Wir wollen Menschen, die noch in das System integriert sind, zu einem Ausstieg bewegen und sie dazu bringen, sich gegen das Regime zusammenzuschließen. Selbstverständlich bedroht uns das Regime. Sie sagen: »Wir werden nicht zulassen, dass ihr eure Aktivitäten ausweitet.« Ich habe mit einigen Oppositionsgruppen im Ausland gesprochen, aber jede von ihnen bekämpft das Regime für sich. Wir müssen aber gemeinsam kämpfen. Jetzt sind wir wie viele kleine Bächlein, die vor sich hinströmen. Wir müssen aber wie ein einziger gewaltiger Fluss werden, wenn wir das Regime wegspülen wollen. Ein Problem ist, dass die Botschaften des Regimes in der ganzen Welt Pläne und Budgets haben, um die Iraner in der Diaspora gegeneinander aufzubringen und auszuspielen. Ich hoffe, dass die Vereinigten Staaten, Europa und die internationale Gemeinschaft die bestehenden Sanktionen auf den Ölexport ausweiten.

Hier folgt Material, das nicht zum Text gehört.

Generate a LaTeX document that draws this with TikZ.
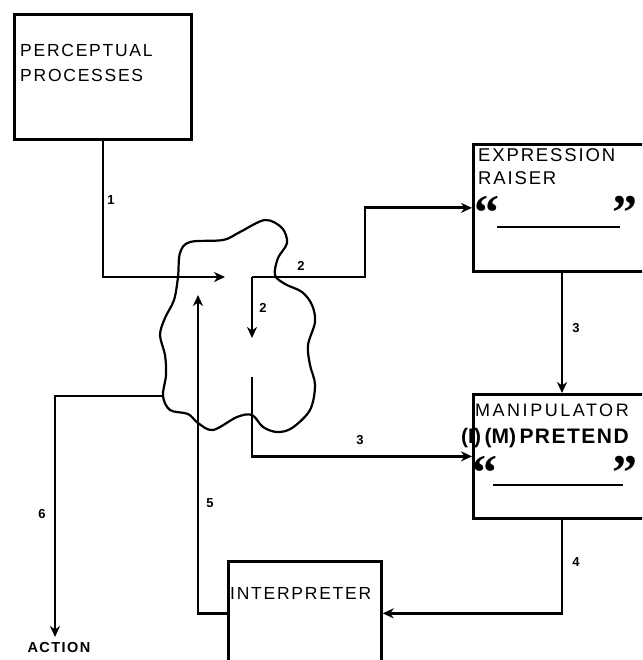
\documentclass[tikz,border=0pt]{standalone}
\usepackage{fontspec}
\usetikzlibrary{arrows.meta}
\newfontfamily\lbl[LetterSpace=10]{Liberation Sans}
\newfontfamily\lblwide[LetterSpace=14]{Liberation Sans}
\newfontfamily\numf{Liberation Sans}
\newfontfamily\qfont{Liberation Serif}
\tikzset{
  box/.style={draw, line width=2.7pt, anchor=north west, inner sep=0pt},
  txt/.style={anchor=west, inner sep=0pt, font=\lbl\fontsize{17.5}{17.5}\selectfont},
  num/.style={inner sep=0pt, font=\numf\bfseries\fontsize{13}{13}\selectfont},
  qt/.style={inner sep=0pt, font=\qfont\bfseries\fontsize{50}{50}\selectfont},
  arr/.style={line width=2.7pt, -{Stealth[length=11pt,width=10pt,inset=3.5pt]}},
  cloudline/.style={line width=2.2pt},
  uline/.style={line width=2.6pt}
}
\begin{document}
\begin{tikzpicture}[x=1pt,y=-1pt]
\useasboundingbox (0,0) rectangle (642,660);
\clip (0,0) rectangle (642,660);
% boxes
\node[box, minimum width=177pt, minimum height=125pt] (pp) at (13,13) {};
\node[box, minimum width=300pt, minimum height=127pt] (er) at (472,143) {};
\node[box, minimum width=300pt, minimum height=124pt] (mn) at (472,393) {};
\node[box, minimum width=153pt, minimum height=104pt] (ip) at (227,560) {};
% texts
\node[txt] (pp1) at (20,50) {PERCEPTUAL};
\node[txt] (pp2) at (20,75) {PROCESSES};
\node[txt, font=\lbl\fontsize{18.5}{18.5}\selectfont] (er1) at (478,155) {EXPRESSION};
\node[txt, font=\lbl\fontsize{18.5}{18.5}\selectfont] (er2) at (478,178) {RAISER};
\node[qt, anchor=north west] (erq1) at (474,196) {“};
\node[qt, anchor=north west] (erq2) at (612,196) {”};
\draw[uline] (497,227) -- (620,227);
\node[txt, font=\lblwide\fontsize{18}{18}\selectfont] (mn1) at (475,410) {MANIPULATOR};
\node[txt, font=\numf\bfseries\fontsize{21}{21}\selectfont] (mn2) at (461,438) {(I)\,(M)\,\addfontfeature{LetterSpace=7}PRETEND};
\node[qt, anchor=north west] (mnq1) at (472,456) {“};
\node[qt, anchor=north west] (mnq2) at (612,456) {”};
\draw[uline] (493,485) -- (623,485);
\node[txt] (ip1) at (230,593) {INTERPRETER};
\node[inner sep=0pt, font=\lbl\bfseries\fontsize{14.5}{14.5}\selectfont] (act) at (59,648) {ACTION};
% cloud
\draw[cloudline] plot[smooth cycle, tension=0.55] coordinates {
 (178,277) (180,253) (190,242) (223,240) (240,232) (265,220) (282,228) (287,243)
 (278,258) (275,275) (285,284) (302,292) (312,305) (315,322) (308,345) (310,365)
 (315,385) (310,410) (292,428) (277,432) (263,427) (252,415) (237,417) (213,430)
 (198,423) (188,414) (170,410) (163,396) (166,375) (165,355) (160,335) (165,318) (174,300)};
% coordinates
\coordinate (a1) at (225,277);
\coordinate (c2) at (252,277);
\coordinate (a2) at (252,338);
\coordinate (b2) at (365,277);
\coordinate (c3) at (252,377);
\coordinate (x562) at (562,0);
\coordinate (a5) at (198,295);
\coordinate (c6) at (163,396);
\coordinate (a6) at (55,637);
% connectors
\draw[arr] (pp.south) |- (a1);
\draw[arr] (c2) -- (b2) |- (er.west);
\draw[arr] (c2) -- (a2);
\draw[arr] (er.south -| x562) -- (mn.north -| x562);
\draw[arr] (c3) |- (mn.west);
\draw[arr] (mn.south -| x562) |- (ip.east);
\draw[arr] (ip.west) -| (a5);
\draw[arr] (c6) -| (a6);
% labels
\node[num] (n1) at (111,200) {1};
\node[num] (n2a) at (301,266) {2};
\node[num] (n2b) at (263,308) {2};
\node[num] (n3a) at (576,328) {3};
\node[num] (n3b) at (360,440) {3};
\node[num] (n4) at (576,562) {4};
\node[num] (n5) at (210,503) {5};
\node[num] (n6) at (42,514) {6};
\end{tikzpicture}
\end{document}
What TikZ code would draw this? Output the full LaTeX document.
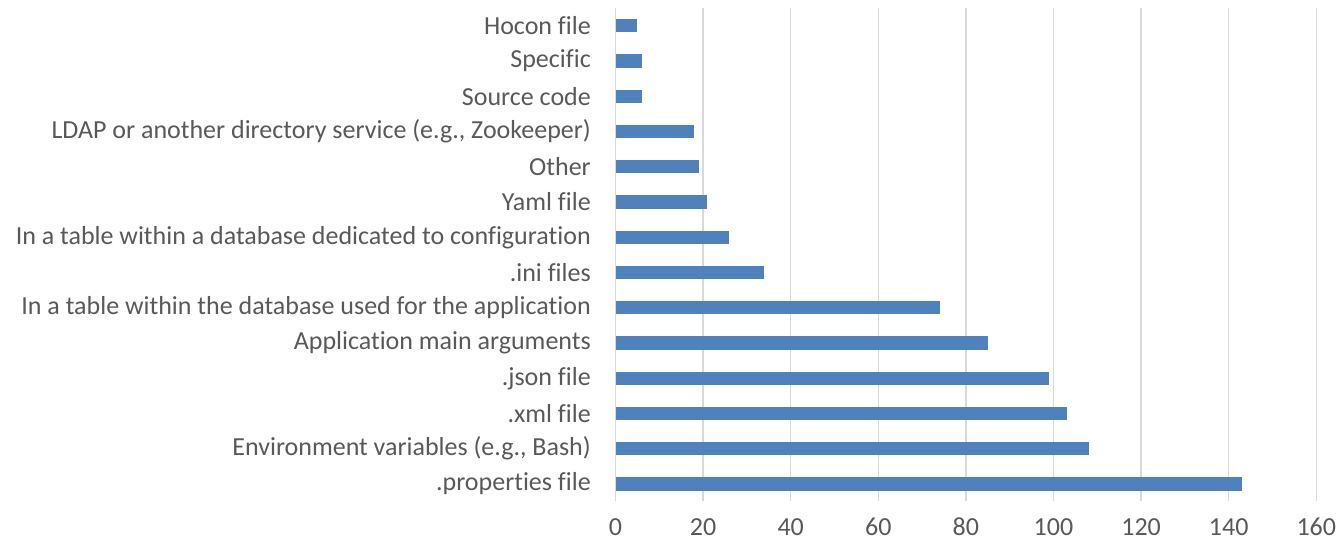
\documentclass[tikz,border=0pt]{standalone}
\usepackage{fontspec}
\setmainfont[Ligatures=NoCommon]{Carlito}
\usetikzlibrary{calc}
\definecolor{barblue}{HTML}{4F81BD}
\definecolor{gridgray}{HTML}{D9D9D9}
\definecolor{txtgray}{HTML}{595959}
\begin{document}
\begin{tikzpicture}[x=1pt,y=-1pt,
    catlab/.style={anchor=east,inner sep=0pt,text=txtgray,font=\fontsize{26}{30}\selectfont},
    ticklab/.style={inner sep=0pt,text=txtgray,font=\fontsize{26}{30}\selectfont},
    gridline/.style={draw=gridgray,line width=1.3pt}]
      \useasboundingbox (0,0) rectangle (1343,542);
      \def\xo{615.5}\def\ux{4.38}

      % grid and ticks
      \foreach \v in {0,20,...,160}{
        \coordinate (gt\v) at ({\xo+\ux*\v},8);
        \coordinate (gb\v) at ({\xo+\ux*\v},501);
        \draw[gridline] (gt\v)--(gb\v);
        \node[ticklab] (t\v) at ({\xo+\ux*\v},527) {\v};
      }

      % bars and categories, top to bottom
      \foreach \i/\val/\lab in {0/5/{Hocon file},1/6/{Specific},2/6/{Source code},
          3/18/{LDAP or another directory service (e.g., Zookeeper)},4/19/{Other},
          5/21/{Yaml file},6/26/{In a table within a database dedicated to configuration},
          7/34/{.ini files},8/74/{In a table within the database used for the application},
          9/85/{Application main arguments},10/99/{.json file},11/103/{.xml file},
          12/108/{Environment variables (e.g., Bash)},13/143/{.properties file}}{
        \fill[barblue] (\xo,{25.7+35.25*\i-6.6}) rectangle ++({\ux*\val},13.3);
        \node[catlab] (c\i) at (591,{25.7+35.25*\i}) {\lab};
      }
    \end{tikzpicture}
\end{document}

Ich weiß aus meiner Zeit als Diplomat, dass das Regime meint, solange das Ausland iranisches Öl kaufe, könne es machen, was es will.
Haben Sie und Ihre anderen ausgestiegenen Kollegen keine Angst, dass Sie nach einem Umsturz im Iran als Kollaborateure angesehen werden, als Opportunisten, die noch rechtzeitig die Seite wechseln wollten?
Wir glauben nicht, dass so etwas passieren wird, weil die Bevölkerung das Regime hasst und alle schätzt, die sich gegen das Regime wenden.
Was denken Sie über die Ereignisse in Tunesien und Ägypten?
Was 2009 bei uns angefangen hat, war dasselbe wie in Tunesien. Was die Tunesier geschafft haben, wollen wir auch im Iran erreichen. Das iranische Volk hat gelernt, dass die Islamisten unser Land zerstören. Keiner will sie noch an der Macht. Ich bin mir sicher, dass Ahmadinejad das Ende der Islamischen Republik bedeutet und dass innerhalb von drei Jahren alles vorbei sein wird.